The main berry products for export are manufactured beverages, juice concentrate, dried berries, snacks, and freeze-dried juice powder and berries.

Ningxia goji has been cultivated along the fertile floodplains of the Yellow River over centuries. The region has developed an industrial association of growers, processors, marketers, and scholars of wolfberry cultivation to promote the berry's commercial and export potential. Ningxia goji berries, the variety used by practitioners of traditional Chinese medicine, are celebrated annually with a festival.

=== United Kingdom ===
Lycium barbarum had been introduced in the United Kingdom in the 1730s by The Duke of Argyll, but the plant was mostly used for hedges and decorative gardening.

The UK Food Standards Agency (FSA) had initially placed goji berry in the Novel Foods list. That classification would have required authorisation from the European Council and Parliament for marketing. However, on 18 June 2007, the FSA concluded that there was a significant history of consumption of the fruit before 1997, indicating its safety, and thus removed it from the list.

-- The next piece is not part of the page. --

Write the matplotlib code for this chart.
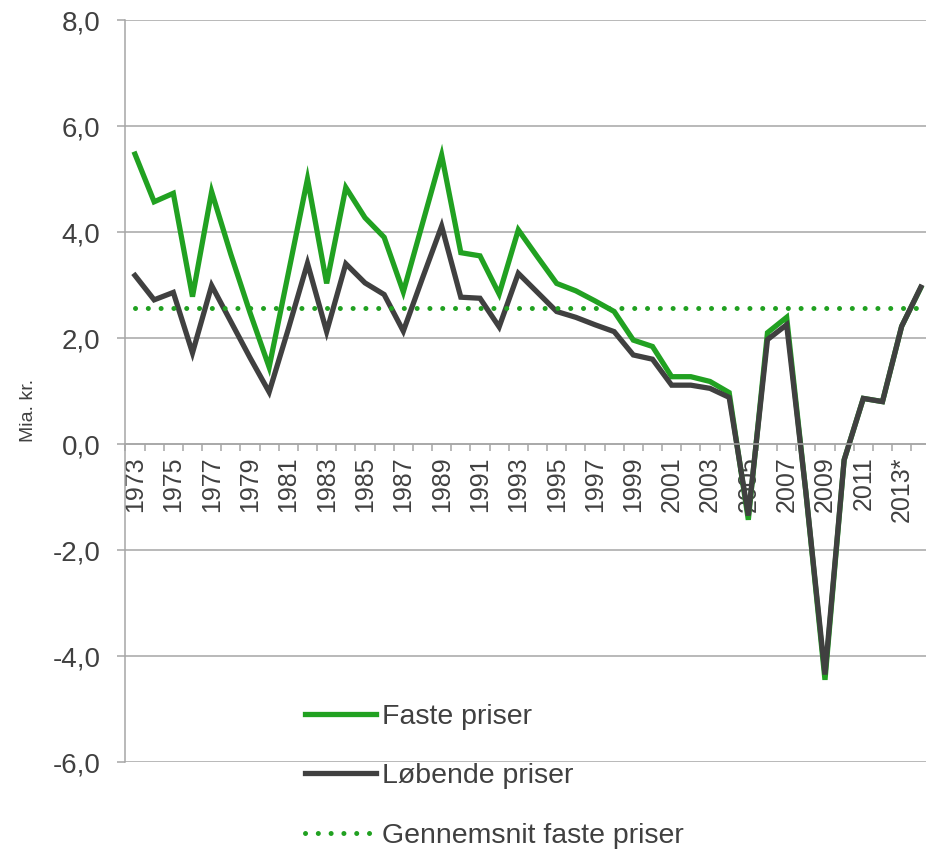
import numpy as np
import matplotlib
matplotlib.use('Agg')
import matplotlib.pyplot as plt
from matplotlib.ticker import FixedLocator, FuncFormatter

plt.rcParams['font.family'] = ['Liberation Sans', 'DejaVu Sans']

# Data (Mia. kr.)
years = ['1973', '1974', '1975', '1976', '1977', '1978', '1979', '1980', '1981', '1982',
         '1983', '1984', '1985', '1986', '1987', '1988', '1989', '1990', '1991', '1992',
         '1993', '1994', '1995', '1996', '1997', '1998', '1999', '2000', '2001', '2002',
         '2003', '2004', '2005', '2006', '2007', '2008', '2009', '2010', '2011', '2012',
         '2013*', '2014*']
faste = [5.47, 4.57, 4.73, 2.78, 4.76, 3.58, 2.48, 1.45, 3.22, 5.00,
         3.03, 4.84, 4.27, 3.90, 2.87, 4.16, 5.45, 3.61, 3.55, 2.83,
         4.04, 3.53, 3.03, 2.89, 2.70, 2.50, 1.96, 1.84, 1.27, 1.27,
         1.18, 0.97, -1.43, 2.10, 2.39, -0.90, -4.45, -0.30, 0.86, 0.80,
         2.22, 2.95]
loebende = [3.18, 2.72, 2.86, 1.72, 2.99, 2.31, 1.63, 0.98, 2.17, 3.41,
            2.12, 3.40, 3.04, 2.82, 2.13, 3.13, 4.11, 2.77, 2.75, 2.21,
            3.22, 2.86, 2.50, 2.39, 2.25, 2.12, 1.68, 1.60, 1.11, 1.11,
            1.05, 0.88, -1.35, 1.97, 2.25, -0.90, -4.35, -0.30, 0.86, 0.80,
            2.22, 2.96]
gennemsnit = 2.57

green = '#21a121'
dark = '#404040'
grid_col = '#a6a6a6'
text_col = '#404040'

fig = plt.figure(figsize=(9.26, 8.49), dpi=100)
ax = fig.add_axes([125.4 / 926, 87 / 849, 805 / 926, 742 / 849])

x = np.arange(len(years))
ax.plot(x, faste, color=green, lw=3.8, solid_joinstyle='miter', label='Faste priser')
ax.plot(x, loebende, color=dark, lw=3.8, solid_joinstyle='miter', label='Løbende priser')
ax.plot(x, [gennemsnit] * len(x), color=green, lw=3.6, linestyle=(0, (0.01, 2.55)),
        dash_capstyle='round', label='Gennemsnit faste priser')

ax.set_xlim(-0.5, len(years) - 0.5)
ax.set_ylim(-6, 8)

# y axis
ax.set_yticks(np.arange(-6, 9, 2))
ax.yaxis.set_major_formatter(FuncFormatter(lambda v, p: f'{v:.1f}'.replace('.', ',')))
ax.grid(axis='y', color=grid_col, lw=1.1)
ax.set_axisbelow(True)
ax.tick_params(axis='y', length=6, width=1.1, color=grid_col, pad=12,
               labelsize=20, labelcolor=text_col)
ax.set_ylabel('Mia. kr.', fontsize=14, color=text_col)
ax.yaxis.set_label_coords(-0.11, 0.474)

# x axis sits on zero
for s in ['top', 'right']:
    ax.spines[s].set_visible(False)
ax.spines['left'].set_color(grid_col)
ax.spines['left'].set_linewidth(1.1)
ax.spines['bottom'].set_position(('data', 0))
ax.spines['bottom'].set_color(grid_col)
ax.spines['bottom'].set_linewidth(1.1)

ax.set_xticks(x[::2])
ax.set_xticklabels(years[::2], rotation=90, va='top', ha='center')
ax.xaxis.set_minor_locator(FixedLocator(np.arange(-0.5, len(years), 1)))
ax.tick_params(axis='x', which='major', length=0, pad=9, labelsize=18, labelcolor=text_col)
ax.tick_params(axis='x', which='minor', length=5, width=1.1, color=grid_col, direction='out')

leg = fig.legend(loc='upper left', bbox_to_anchor=(305 / 926, 1 - 704 / 849),
                 frameon=False, fontsize=20.5, handlelength=2.5, handletextpad=0.22,
                 labelspacing=1.17, borderpad=0, borderaxespad=0)
for t in leg.get_texts():
    t.set_color(text_col)

fig.savefig('out.png', dpi=100)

=== Canada and United States ===
In the first decade of the 21st century, farmers in Canada and the United States began cultivating goji on a commercial scale to meet potential markets for fresh berries, juice, and processed products.

=== Australia ===
Australia imports most of its goji berries from China, due to how expensive the Australian labour force is in comparison with the countries that have the largest share of the current market.